→ WORK TO DO
Without the pictures, extract every line from the start of the material to the line containing "Chart.register(...registerables);", both ends included.
### GIVEN INFORMATION ###
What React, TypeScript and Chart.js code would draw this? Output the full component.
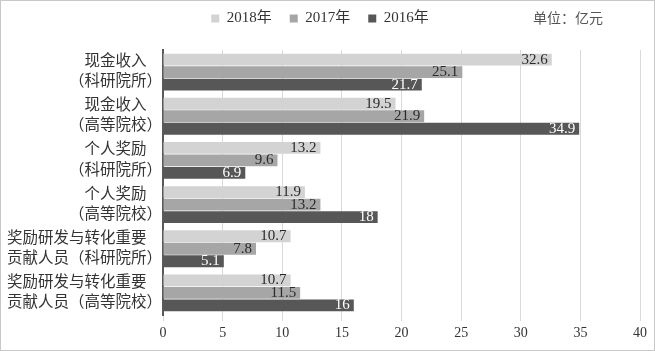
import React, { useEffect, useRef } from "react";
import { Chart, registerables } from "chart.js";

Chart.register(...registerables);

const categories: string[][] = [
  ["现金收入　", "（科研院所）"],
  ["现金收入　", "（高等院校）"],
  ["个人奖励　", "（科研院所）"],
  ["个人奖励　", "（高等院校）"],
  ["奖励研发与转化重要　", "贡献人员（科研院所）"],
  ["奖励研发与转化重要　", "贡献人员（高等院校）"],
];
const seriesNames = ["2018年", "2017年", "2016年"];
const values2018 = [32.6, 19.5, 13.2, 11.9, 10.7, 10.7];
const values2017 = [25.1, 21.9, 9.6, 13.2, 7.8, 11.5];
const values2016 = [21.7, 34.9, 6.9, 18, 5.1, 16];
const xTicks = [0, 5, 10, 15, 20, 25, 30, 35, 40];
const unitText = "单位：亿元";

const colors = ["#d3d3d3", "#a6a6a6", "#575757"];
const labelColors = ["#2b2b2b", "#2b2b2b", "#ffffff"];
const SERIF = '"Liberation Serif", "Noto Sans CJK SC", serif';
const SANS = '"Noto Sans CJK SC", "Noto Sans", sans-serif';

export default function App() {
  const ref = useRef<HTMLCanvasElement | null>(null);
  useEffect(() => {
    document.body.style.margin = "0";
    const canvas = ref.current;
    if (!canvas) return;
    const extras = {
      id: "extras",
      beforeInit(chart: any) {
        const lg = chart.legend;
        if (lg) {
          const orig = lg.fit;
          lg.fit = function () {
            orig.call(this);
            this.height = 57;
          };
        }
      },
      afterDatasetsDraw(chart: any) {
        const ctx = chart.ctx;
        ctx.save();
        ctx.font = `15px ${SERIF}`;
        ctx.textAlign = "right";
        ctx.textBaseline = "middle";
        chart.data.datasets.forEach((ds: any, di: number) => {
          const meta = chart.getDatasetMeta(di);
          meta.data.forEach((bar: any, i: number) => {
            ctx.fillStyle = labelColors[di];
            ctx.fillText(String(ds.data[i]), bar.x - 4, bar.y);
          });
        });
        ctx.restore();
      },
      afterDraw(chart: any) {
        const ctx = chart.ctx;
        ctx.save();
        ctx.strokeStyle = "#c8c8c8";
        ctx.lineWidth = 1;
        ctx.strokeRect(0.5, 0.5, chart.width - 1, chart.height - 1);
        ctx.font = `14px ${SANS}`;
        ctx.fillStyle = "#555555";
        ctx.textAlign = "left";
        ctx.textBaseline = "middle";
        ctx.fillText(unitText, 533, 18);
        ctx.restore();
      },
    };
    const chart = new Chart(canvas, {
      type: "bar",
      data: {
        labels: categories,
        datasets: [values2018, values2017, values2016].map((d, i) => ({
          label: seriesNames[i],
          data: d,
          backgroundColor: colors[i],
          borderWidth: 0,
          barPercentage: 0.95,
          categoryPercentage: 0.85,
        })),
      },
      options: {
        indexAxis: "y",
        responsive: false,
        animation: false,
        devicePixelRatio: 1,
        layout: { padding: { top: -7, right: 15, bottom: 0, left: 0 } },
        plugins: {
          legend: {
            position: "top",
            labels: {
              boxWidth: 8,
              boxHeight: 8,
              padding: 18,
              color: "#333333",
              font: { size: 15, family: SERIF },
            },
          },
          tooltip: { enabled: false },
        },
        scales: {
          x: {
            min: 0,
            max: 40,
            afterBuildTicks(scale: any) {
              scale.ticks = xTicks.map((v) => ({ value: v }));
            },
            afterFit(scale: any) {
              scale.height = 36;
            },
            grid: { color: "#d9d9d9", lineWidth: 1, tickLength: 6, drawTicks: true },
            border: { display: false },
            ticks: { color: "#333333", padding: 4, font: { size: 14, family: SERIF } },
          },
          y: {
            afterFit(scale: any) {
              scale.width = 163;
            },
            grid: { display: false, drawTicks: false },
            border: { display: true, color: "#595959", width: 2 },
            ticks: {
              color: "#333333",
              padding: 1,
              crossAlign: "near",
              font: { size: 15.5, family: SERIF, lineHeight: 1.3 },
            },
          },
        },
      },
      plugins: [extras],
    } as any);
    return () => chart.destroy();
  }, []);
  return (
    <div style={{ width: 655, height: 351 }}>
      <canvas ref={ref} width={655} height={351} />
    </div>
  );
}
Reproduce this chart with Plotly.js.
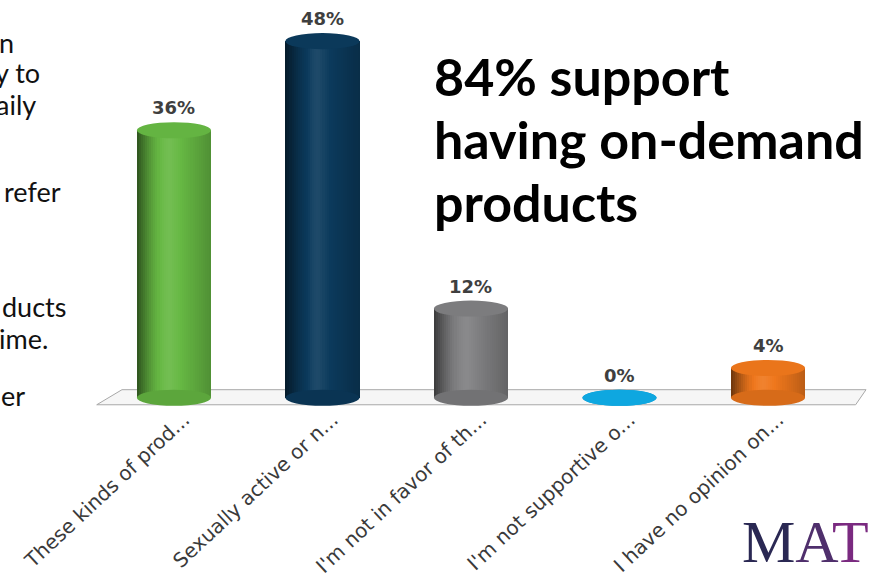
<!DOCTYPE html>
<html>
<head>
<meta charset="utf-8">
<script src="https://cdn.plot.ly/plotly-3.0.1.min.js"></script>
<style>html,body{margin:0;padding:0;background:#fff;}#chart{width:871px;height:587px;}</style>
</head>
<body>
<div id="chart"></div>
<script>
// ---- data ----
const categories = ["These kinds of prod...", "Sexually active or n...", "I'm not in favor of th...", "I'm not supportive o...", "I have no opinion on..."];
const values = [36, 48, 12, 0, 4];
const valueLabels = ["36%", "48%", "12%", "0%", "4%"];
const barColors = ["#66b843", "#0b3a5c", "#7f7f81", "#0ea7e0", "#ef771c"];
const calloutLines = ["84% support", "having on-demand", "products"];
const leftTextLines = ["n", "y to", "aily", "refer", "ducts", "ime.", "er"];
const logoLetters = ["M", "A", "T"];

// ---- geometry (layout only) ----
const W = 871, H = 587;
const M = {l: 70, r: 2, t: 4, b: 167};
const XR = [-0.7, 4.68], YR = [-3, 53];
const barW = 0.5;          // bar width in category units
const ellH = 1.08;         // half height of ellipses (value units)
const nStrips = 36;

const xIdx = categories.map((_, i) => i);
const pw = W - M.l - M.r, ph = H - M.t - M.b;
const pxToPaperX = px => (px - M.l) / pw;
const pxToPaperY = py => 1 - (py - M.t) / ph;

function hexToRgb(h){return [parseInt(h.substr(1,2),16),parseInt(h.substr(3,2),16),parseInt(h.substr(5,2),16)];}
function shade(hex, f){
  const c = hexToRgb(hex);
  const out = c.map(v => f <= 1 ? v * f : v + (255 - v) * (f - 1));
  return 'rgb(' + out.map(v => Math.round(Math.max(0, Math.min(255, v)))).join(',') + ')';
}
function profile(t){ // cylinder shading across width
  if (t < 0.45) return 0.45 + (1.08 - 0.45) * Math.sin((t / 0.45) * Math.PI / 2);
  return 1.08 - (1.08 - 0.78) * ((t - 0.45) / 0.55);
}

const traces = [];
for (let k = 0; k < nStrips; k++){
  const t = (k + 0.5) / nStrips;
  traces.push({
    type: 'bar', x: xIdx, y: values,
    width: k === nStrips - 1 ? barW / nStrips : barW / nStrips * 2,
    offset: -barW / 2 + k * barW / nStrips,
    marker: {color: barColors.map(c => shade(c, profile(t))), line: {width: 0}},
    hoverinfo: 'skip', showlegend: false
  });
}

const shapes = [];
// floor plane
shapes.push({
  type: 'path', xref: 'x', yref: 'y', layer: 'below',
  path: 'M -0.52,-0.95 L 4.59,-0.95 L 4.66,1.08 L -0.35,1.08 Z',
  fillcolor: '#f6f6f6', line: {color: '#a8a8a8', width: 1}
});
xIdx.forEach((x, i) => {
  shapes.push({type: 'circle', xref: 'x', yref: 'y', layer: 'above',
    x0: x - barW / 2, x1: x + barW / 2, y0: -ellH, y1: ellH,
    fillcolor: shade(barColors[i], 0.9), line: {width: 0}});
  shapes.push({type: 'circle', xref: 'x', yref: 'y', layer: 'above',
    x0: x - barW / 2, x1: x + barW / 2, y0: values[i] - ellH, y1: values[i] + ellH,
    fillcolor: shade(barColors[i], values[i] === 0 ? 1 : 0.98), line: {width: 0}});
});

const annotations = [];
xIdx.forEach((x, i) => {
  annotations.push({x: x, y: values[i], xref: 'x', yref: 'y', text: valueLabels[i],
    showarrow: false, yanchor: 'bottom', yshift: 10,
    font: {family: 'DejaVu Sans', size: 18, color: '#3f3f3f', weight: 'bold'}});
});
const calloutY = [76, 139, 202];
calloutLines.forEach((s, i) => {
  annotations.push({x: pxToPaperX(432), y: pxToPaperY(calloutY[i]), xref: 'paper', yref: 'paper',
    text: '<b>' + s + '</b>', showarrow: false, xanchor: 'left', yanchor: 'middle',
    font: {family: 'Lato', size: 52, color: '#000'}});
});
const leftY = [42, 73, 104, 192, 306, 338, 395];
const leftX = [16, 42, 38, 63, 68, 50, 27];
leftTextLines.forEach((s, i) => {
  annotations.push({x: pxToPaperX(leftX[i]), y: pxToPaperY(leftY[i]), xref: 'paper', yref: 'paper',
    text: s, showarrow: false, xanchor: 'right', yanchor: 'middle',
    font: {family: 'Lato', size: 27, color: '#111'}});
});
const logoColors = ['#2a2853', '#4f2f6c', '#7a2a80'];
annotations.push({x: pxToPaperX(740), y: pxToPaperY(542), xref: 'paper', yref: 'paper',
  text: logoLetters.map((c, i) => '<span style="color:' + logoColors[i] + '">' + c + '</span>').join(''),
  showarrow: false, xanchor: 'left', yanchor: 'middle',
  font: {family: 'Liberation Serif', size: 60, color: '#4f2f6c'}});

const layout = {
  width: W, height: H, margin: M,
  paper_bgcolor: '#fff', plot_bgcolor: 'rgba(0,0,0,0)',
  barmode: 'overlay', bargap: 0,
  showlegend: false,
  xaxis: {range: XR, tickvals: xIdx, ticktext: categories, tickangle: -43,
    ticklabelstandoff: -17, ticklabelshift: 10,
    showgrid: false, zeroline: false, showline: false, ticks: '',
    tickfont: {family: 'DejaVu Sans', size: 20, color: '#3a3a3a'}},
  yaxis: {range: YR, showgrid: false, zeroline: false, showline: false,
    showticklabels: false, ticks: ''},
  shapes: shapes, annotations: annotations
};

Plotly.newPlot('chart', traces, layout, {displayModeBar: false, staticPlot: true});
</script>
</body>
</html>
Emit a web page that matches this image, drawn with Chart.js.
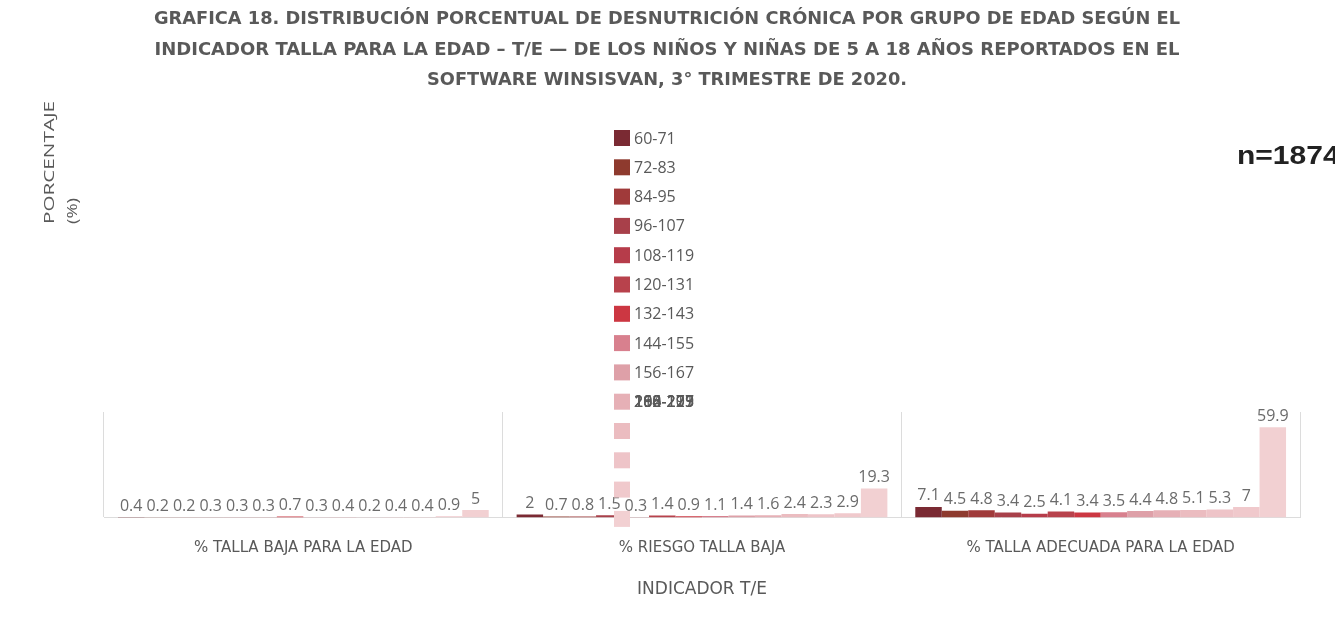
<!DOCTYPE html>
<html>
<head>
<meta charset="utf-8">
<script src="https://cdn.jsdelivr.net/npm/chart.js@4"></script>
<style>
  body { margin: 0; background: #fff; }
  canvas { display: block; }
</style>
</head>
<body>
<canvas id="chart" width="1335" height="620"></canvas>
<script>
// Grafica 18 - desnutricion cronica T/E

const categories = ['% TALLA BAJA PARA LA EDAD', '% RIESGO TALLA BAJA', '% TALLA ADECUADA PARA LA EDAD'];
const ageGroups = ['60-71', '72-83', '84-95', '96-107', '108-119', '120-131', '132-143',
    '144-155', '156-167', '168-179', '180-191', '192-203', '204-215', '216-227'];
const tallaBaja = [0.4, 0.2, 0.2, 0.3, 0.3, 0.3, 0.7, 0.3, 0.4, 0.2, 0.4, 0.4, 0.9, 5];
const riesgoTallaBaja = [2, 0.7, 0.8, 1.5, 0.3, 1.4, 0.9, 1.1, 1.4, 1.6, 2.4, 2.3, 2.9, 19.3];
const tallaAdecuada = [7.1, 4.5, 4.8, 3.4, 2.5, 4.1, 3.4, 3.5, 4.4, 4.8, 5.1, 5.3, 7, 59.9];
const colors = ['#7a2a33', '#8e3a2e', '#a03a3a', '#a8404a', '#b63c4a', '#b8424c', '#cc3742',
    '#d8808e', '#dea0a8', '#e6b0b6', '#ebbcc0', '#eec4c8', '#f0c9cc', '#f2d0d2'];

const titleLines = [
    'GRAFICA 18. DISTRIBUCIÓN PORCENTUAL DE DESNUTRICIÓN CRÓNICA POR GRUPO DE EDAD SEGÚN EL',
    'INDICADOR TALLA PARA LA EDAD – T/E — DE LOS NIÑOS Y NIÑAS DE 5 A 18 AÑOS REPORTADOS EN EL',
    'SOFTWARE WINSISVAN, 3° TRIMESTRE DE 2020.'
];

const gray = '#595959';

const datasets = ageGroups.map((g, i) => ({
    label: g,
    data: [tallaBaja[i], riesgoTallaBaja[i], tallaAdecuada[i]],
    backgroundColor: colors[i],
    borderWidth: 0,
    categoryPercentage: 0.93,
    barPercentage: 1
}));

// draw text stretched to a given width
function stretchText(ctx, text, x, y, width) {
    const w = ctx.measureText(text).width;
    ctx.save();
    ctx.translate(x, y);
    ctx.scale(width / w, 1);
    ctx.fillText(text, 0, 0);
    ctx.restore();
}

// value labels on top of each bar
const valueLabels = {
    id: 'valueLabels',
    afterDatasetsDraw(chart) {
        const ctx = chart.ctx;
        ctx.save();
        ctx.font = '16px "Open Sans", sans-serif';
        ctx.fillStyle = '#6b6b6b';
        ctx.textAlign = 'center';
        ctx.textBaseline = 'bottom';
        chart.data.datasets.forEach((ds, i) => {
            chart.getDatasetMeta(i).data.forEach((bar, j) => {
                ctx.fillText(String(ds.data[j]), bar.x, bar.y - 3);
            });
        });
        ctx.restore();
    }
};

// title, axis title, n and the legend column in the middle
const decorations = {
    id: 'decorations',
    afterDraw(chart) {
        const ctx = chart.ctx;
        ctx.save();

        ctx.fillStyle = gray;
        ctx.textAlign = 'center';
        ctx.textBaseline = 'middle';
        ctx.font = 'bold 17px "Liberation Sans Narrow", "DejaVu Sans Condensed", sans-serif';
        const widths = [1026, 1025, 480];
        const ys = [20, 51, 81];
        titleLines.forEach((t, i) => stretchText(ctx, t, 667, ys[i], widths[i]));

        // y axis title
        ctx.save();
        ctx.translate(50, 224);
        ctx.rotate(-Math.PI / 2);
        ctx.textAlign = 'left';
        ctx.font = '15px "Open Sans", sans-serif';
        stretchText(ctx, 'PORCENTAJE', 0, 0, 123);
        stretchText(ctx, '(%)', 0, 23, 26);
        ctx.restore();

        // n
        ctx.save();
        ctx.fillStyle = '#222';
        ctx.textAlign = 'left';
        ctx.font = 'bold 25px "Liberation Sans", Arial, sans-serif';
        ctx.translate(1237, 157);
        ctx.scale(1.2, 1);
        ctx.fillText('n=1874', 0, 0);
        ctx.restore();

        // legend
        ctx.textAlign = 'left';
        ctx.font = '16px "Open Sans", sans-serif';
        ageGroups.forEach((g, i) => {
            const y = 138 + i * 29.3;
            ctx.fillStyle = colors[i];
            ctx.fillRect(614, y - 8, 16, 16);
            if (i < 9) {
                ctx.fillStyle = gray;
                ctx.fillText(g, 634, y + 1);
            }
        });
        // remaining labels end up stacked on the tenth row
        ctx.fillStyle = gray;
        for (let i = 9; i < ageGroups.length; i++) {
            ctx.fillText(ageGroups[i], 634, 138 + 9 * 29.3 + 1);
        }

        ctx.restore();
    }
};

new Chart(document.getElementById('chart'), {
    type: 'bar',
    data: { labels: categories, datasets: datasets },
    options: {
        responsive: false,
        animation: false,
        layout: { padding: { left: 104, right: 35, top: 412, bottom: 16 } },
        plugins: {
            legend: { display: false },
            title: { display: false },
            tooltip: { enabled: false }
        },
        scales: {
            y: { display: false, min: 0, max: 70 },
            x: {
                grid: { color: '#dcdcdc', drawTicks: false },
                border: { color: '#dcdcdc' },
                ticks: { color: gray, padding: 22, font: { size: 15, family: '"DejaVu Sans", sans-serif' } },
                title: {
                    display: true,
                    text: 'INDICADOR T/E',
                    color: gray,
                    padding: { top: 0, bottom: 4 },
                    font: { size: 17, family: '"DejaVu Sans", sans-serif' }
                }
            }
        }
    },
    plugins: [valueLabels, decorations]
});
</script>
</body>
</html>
###
→ REPLY
What React, TypeScript and Chart.js code would draw this? Output the full component.
import React, { useEffect, useRef } from "react";
import { Chart, registerables } from "chart.js";

Chart.register(...registerables);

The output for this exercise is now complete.